In the past, the volume of icebergs that calved off from ice shelves has represented an extremely small percentage of the sheet's total ice-mass. The ice lost through calving typically equalled the mass of snowfall on the continental ice sheets, keeping the shape and total ice-mass of Antarctica in equilibrium. Global warming, however, has started to disrupt this balancing act, at least in the Western Antarctic and the Antarctic Peninsula regions.
In the last two decades, ice shelves and ice tongues on the Antarctic Peninsula have been melting more quickly as a result of a 2.5°C average rise in local temperature - an increase greater than for any other location in the Southern Hemisphere. The Wordie ice shelf collapsed in the late 1980s, and the Prince Gustav and Larsen A Ice Shelves disintegrated in 1995. By far the most spectacular collapse, however, is that of the 3,250 square kilometres (roughly the size of Luxembourg) and 200 metre thick Larsen B ice shelf which broke apart into small fragments in less than a month in early 2002 - an event that had been predicted by scientists, but which occurred at a speed that took them by surprise. What's more, according to a recent study published in Science Magazine, similar trends of rapid melting and retreat have also been observed in 90% of marine glaciers on the western side of the Antarctic Peninsula.
In the Arctic, some ninety percent of the Ellesmere ice shelf that used to lie at the northern end of Ellesmere Island in Canada's Nunavut territory has disappeared since it was surveyed by the American explorer Robert E. Peary in 1907. What's more, in 2002, the remaining 443 square kilometre Ward Hunt Ice Shelf broke up into two distinct pieces and a number of smaller icebergs. According to scientists, the splitting of this ancient ice shelf, which began forming some 4,500 years ago, and which has been in place for over 3,000, is another piece of evidence of ongoing and accelerated climate change in the polar regions.
Sea Ice
Completely different from ice sheets, ice shelves or icebergs, sea ice is formed when temperatures are sufficiently cold to super-cool the surface of the sea below -1.8°C (salt water's freezing point). When this happens tiny ice platelets, known as frazil ice, start to form and produce a mushy surface layer, known as grease ice. Waves and wind then act to compress these ice particles into larger plates, of several metres in diameter, called pancake ice. These float on the ocean surface, and collide with one another, forming upturned edges. In time, the pancake ice plates get compressed into a solid ice cover, known as consolidated or 'pack ice'.
In the Arctic, about 50% of sea ice survives three to seven years without melting. This is referred to as multi-year ice. In the Southern Ocean and the Antarctic, on the other hand, sea ice is mostly seasonal, forming in the autumn and winter and melting in the spring and summer. The freezing over of the Southern Ocean around Antarctica remains, however, the Earth's single largest recurring natural event: the ice's summer surface area increases by more than a factor of six to reach 15 million square kilometres in winter.

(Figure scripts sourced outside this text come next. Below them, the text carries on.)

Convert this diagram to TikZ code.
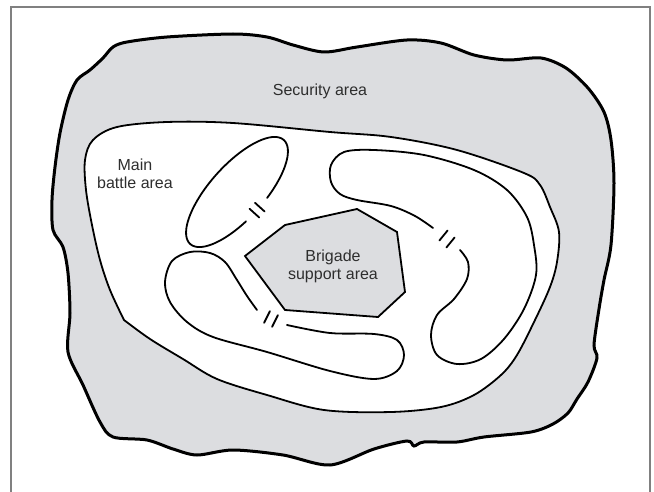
\documentclass[tikz,border=0pt]{standalone}
\usepackage{fontspec}
\setmainfont{Liberation Sans}
\usepackage{xcolor}
\usepackage{tikz}
\definecolor{areagray}{HTML}{DCDDE0}
\definecolor{textgray}{HTML}{2E2E2E}
\definecolor{framegray}{HTML}{808080}

\begin{document}
\begin{tikzpicture}[x=1pt, y=-1pt,
        edge/.style={line width=1.8pt, line join=round, line cap=round},
        brk/.style={line width=1.8pt, line cap=round},
        lbl/.style={align=center, text=textgray, font=\fontsize{16}{18}\selectfont}]
        \useasboundingbox (0,0) rectangle (654,492);
        % Frame
        \draw[framegray, line width=1.5pt] (11,492) -- (11,7) -- (650,7) -- (650,492);
        % Security area
        \filldraw[fill=areagray, line width=3pt] plot[smooth cycle, tension=0.5] coordinates {
            (113,47) (127,42) (167,37) (233,34) (267,37) (293,45) (324,52) (357,47) (407,40)
            (441,43) (474,55) (507,60) (541,58) (566,68) (588,88) (604,112) (611,140) (614,183)
            (611,245) (604,280) (599,309) (594,345) (597,358) (588,382) (577,399) (568,413)
            (553,424) (531,432) (484,437) (457,442) (424,442) (414,446) (407,441) (374,449)
            (330,465) (283,455) (233,450) (197,455) (173,449) (147,440) (113,437) (100,422)
            (83,385) (68,352) (70,313) (68,273) (63,247) (53,230) (52,200) (55,167) (60,133)
            (68,100) (77,80) (90,70) (103,58)};
        % Main battle area
        \filldraw[fill=white, edge] plot[smooth, tension=0.55] coordinates {
            (124,320) (150,339) (183,359) (217,379) (267,395) (324,410) (391,412) (441,407)
            (474,395) (501,375) (517,355) (535,320) (550,287) (557,262) (559,232) (550,207)
            (540,185) (524,173) (457,150) (391,137) (330,132) (233,123) (167,122) (117,127)
            (93,140) (85,160) (86,190) (92,225) (100,260) (110,290) (124,320)} -- cycle;
        % Brigade support area
        \filldraw[fill=areagray, line width=1.8pt, line join=miter]
            (245,256) -- (285,225) -- (357,209) -- (397,232) -- (405,292) -- (378,317) -- (285,310) -- cycle;
        % Upper left unit
        \draw[edge] plot[domain=103:437, samples=90, variable=\t]
            ({237+46.8*cos(\t)+20.1*sin(\t)}, {192-52*cos(\t)+18.1*sin(\t)});
        \draw[brk] (255,202.8) -- (264.6,211.5);
        \draw[brk] (249.6,208.8) -- (259.2,217.5);
        % Right unit
        \draw[edge] plot[smooth, tension=0.55] coordinates {
            (460,250) (468,262) (467,279) (454,299) (437,315) (431,335) (437,355) (457,364)
            (481,359) (504,339) (524,309) (536,275) (534,245) (527,217) (507,190) (474,170)
            (424,155) (374,150) (344,152) (331,165) (331,182) (340,194) (357,200) (391,206)
            (415,216) (433,228)};
        \draw[brk] (439.4,240.5) -- (447.6,230.5);
        \draw[brk] (446.4,247.5) -- (454.6,237.5);
        % Lower left unit
        \draw[edge] plot[smooth, tension=0.55] coordinates {
            (287,325) (330,333) (374,334) (397,340) (404,355) (397,371) (374,379) (330,371)
            (267,352) (213,337) (187,322) (170,302) (165,282) (172,261) (190,252) (210,253)
            (225,262) (237,280) (247,296) (257,310)};
        \draw[brk] (264.1,322.8) -- (269.9,311.2);
        \draw[brk] (272.1,326.8) -- (277.9,315.2);
        % Labels
        \node[lbl] (security) at (320,91) {Security area};
        \node[lbl] (main) at (135,174) {Main\\battle area};
        \node[lbl] (brigade) at (333,266) {Brigade\\support area};
    \end{tikzpicture}
\end{document}
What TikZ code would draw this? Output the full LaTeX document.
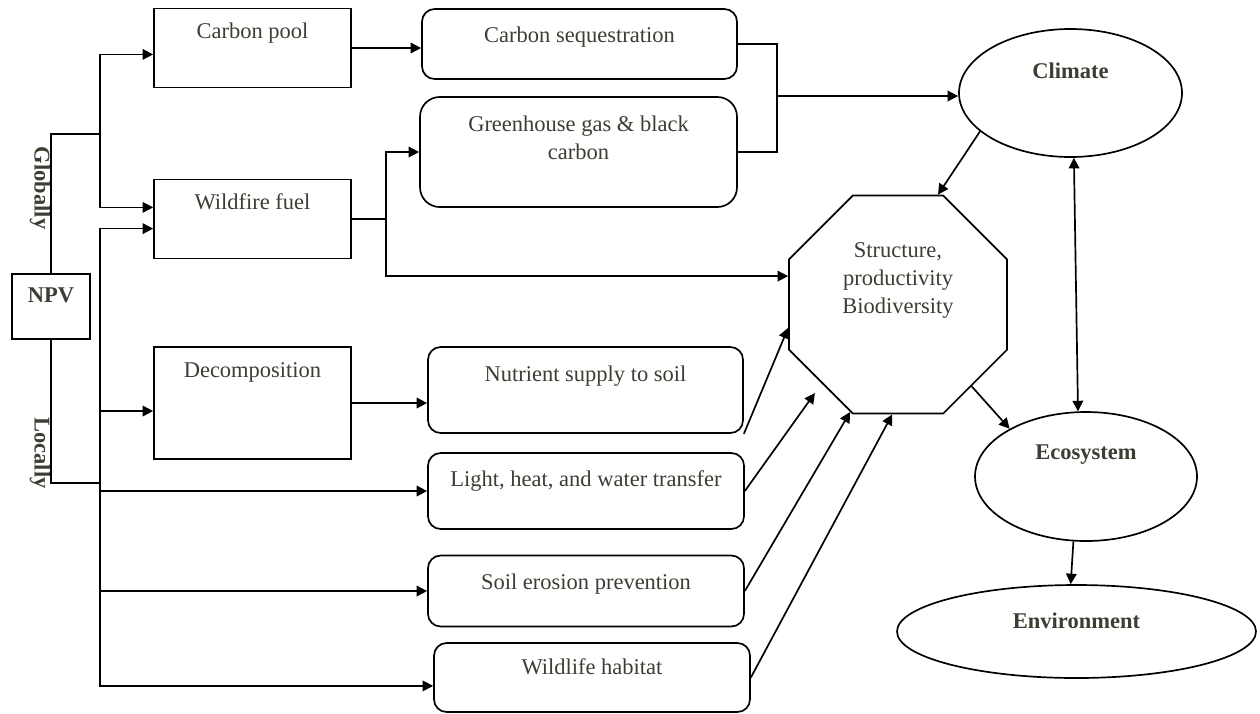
\documentclass[tikz,border=0pt]{standalone}
\usepackage{fontspec}
\setmainfont{Liberation Serif}
\usetikzlibrary{arrows.meta, shapes.geometric, calc}
\definecolor{ctext}{HTML}{3D3D33}
\tikzset{
  every picture/.style={line width=1.2pt},
  txt/.style={font=\fontsize{16}{19.7}\selectfont, text=ctext, align=center, anchor=north, inner sep=0pt},
  btxt/.style={txt, font=\fontsize{16}{19.7}\selectfont\bfseries},
  sq/.style={draw, minimum width=4.925cm, minimum height=1.975cm},
  rbox/.style={draw, rounded corners=9pt, minimum width=7.9cm},
  oval/.style={draw, ellipse},
  arrow/.style={-{Triangle[length=7.5pt, width=7.5pt]}},
  twoway/.style={{Triangle[length=7.5pt, width=7.5pt]}-{Triangle[length=7.5pt, width=7.5pt]}},
}
\begin{document}
\begin{tikzpicture}
  \useasboundingbox (0,0) rectangle (31.5,-17.825);
  % left column
  \node[sq, minimum width=1.95cm, minimum height=1.625cm, label={[btxt, yshift=-0.35cm]north:NPV}] (npv) at (1.275,-7.6625) {};
  \node[btxt, anchor=center, rotate=-90] (glob) at (1.0,-4.7) {Globally};
  \node[btxt, anchor=center, rotate=-90] (loc) at (1.0,-11.325) {Locally};
  \node[sq, label={[txt, yshift=-0.35cm]north:Carbon pool}] (cp) at (6.3125,-1.2) {};
  \node[sq, label={[txt, yshift=-0.35cm]north:Wildfire fuel}] (wf) at (6.3125,-5.475) {};
  \node[sq, minimum height=2.8cm, label={[txt, yshift=-0.4cm]north:Decomposition}] (dec) at (6.3125,-10.075) {};
  % middle column
  \node[rbox, minimum width=7.875cm, minimum height=1.75cm, label={[txt, yshift=-0.45cm]north:Carbon sequestration}] (cseq) at (14.4875,-1.1) {};
  \node[rbox, rounded corners=14pt, minimum width=7.925cm, minimum height=2.75cm, label={[txt, yshift=-0.475cm]north:Greenhouse gas \& black\\carbon}] (gh) at (14.4625,-3.8) {};
  \node[rbox, minimum width=7.875cm, minimum height=2.15cm, label={[txt, yshift=-0.475cm]north:Nutrient supply to soil}] (nut) at (14.6375,-9.75) {};
  \node[rbox, minimum height=1.9cm, label={[txt, yshift=-0.45cm]north:Light, heat, and water transfer}] (lht) at (14.65,-12.275) {};
  \node[rbox, minimum height=1.775cm, label={[txt, yshift=-0.45cm]north:Soil erosion prevention}] (soil) at (14.65,-14.775) {};
  \node[rbox, minimum height=1.725cm, label={[txt, yshift=-0.4cm]north:Wildlife habitat}] (wl) at (14.8,-16.9375) {};
  % right side
  \node[draw, regular polygon, regular polygon sides=8, minimum size=5.9cm, label={[txt, yshift=-1.19cm]north:Structure,\\productivity\\Biodiversity}] (oct) at (22.45,-7.6125) {};
  \node[oval, minimum width=5.575cm, minimum height=3.2cm, label={[btxt, yshift=-0.85cm]north:Climate}] (clim) at (26.7625,-2.325) {};
  \node[oval, minimum width=5.55cm, minimum height=3.225cm, label={[btxt, yshift=-0.825cm]north:Ecosystem}] (eco) at (27.15,-11.9125) {};
  \node[oval, minimum width=8.975cm, minimum height=2.325cm, label={[btxt, yshift=-0.7cm]north:Environment}] (env) at (26.9125,-15.7875) {};
  % NPV branches
  \coordinate (gj) at (2.5,-3.35);
  \coordinate (lj) at (2.5,-12.075);
  \draw (npv.north) |- (gj);
  \draw (npv.south) |- (lj);
  \draw[arrow] (gj) |- ([yshift=-0.16cm]cp.west);
  \draw[arrow] (gj) |- ([yshift=0.29cm]wf.west);
  \draw[arrow] (lj) |- ([yshift=-0.24cm]wf.west);
  \draw[arrow] (lj) |- ([yshift=-0.2cm]dec.west);
  \draw[arrow] (lj) |- (lht.west);
  \draw[arrow] (lj) |- (soil.west);
  \draw[arrow] (lj) |- ([yshift=-0.21cm]wl.west);
  % to the middle column
  \draw[arrow] (cp.east) -- (cp.east -| cseq.west);
  \draw[arrow] (dec.east) -- (dec.east -| nut.west);
  \coordinate (wj) at (9.65,-5.475);
  \draw (wf.east) -- (wj);
  \draw[arrow] (wj) |- (gh.west);
  \draw[arrow] (wj) |- ([yshift=0.71cm]oct.west);
  % to climate
  \coordinate (cj) at (19.425,-2.4);
  \draw (cseq.east) -| (cj);
  \draw (gh.east) -| (cj);
  \draw[arrow] (cj) -- (cj -| clim.west);
  % into the octagon
  \draw[arrow] (clim.203) -- (oct.70);
  \draw[arrow] (nut.south east) -- (oct.192);
  \draw[arrow, shorten >=0.29cm] (lht.east) -- (oct.226);
  \draw[arrow] (soil.east) -- (oct.246);
  \draw[arrow] (wl.east) -- (oct.267);
  % right chain
  \draw[arrow] (oct.312) -- (eco.148);
  \draw[arrow] (eco.259) -- (env.97);
  \draw[twoway] (clim.273) -- (eco.97);
\end{tikzpicture}
\end{document}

Sea ice varies greatly in thickness and constantly transforms depending on tides, currents, wind and coastal topography. The large and small sea-ice plates continually drift around, creating a chaotic maze of open water, polynias (gaps in the ice created by localised temperature peaks) and channels. Multi-year Arctic ice can be up to three meters in thickness with pressure ridges (created when sea-ice pieces push up against one another) up to twenty meters in thickness. In the Antarctic, however, the ice is rarely more than one meter thick, as the vast majority of sea ice only lasts a year.
Although formed from salty sea water, sea ice itself is largely fresh. This is because, as it forms, the ocean salts are rejected as brine: a highly saline and denser water that sinks to the bottom of the ocean. The process of brine sinking to the ocean depths in fact drives powerful currents crucial to the world's ocean circulation.
Occupying some 7% of the area of the world's oceans, Arctic and Antarctic sea ice plays a particularly crucial role in regulating climate. In addition to its role in ocean circulation, sea ice contributes to keeping the earth's temperature systems in balance. The sea-ice and icecaps reflect most of the solar radiation reaching them, affecting the earth surface's average albedo (ie heat retention properties) and keeping the planet cooler than would otherwise be the case.
Also sea-ice interposes a solid layer that insulates the relatively warm ocean water from the cold polar atmosphere and reduces the free transfer of heat and moisture between the two. The extent of sea-ice is thus crucial in determining where and how much heat and water are lost to the atmosphere - affecting, amongst other things, local cloud cover and precipitation which in turn are parts of the earth's climate equilibrium. With declining levels of sea-ice global warming can be expected to accelerate further through a feedback loop whereby the reduction drives increased temperatures that in turn further reduce the extent of sea ice.
This is of particular concern as, in the past three decades, Arctic sea ice has been decreasing in both thickness and surface cover with a total loss of volume of about 40% (see the Arctic Council Impact Assessment (ACIA) report for more detail). According to recent submarine data, the mean ice draft (or thickness) of Arctic sea ice has been reduced from 3.1 metres in the eighteen years from 1958 to 1976, to 1.8 metres in the 1990's.
Recent satellite data has also shown reductions. In September 2002 the Arctic Ocean reached a record minimum ice cover, 4 percent lower than any previous September since 1978, and 14 percent lower than the 1978-2000 mean. In the past, a low ice year would have been followed by a rebound to near-normal conditions, but 2002 has been followed by two more low-ice years, both of which almost matched the 2002 record. Taking these three years into account, the September ice extent trend for 1979-2004 is declining by 7.7 percent per decade. This trend, if it continues, could result in a sea-ice free Arctic Ocean in summer by 2100, affecting significantly not only the Earth's average albedo, but also the oceanic currents dependant on sea-ice brine production.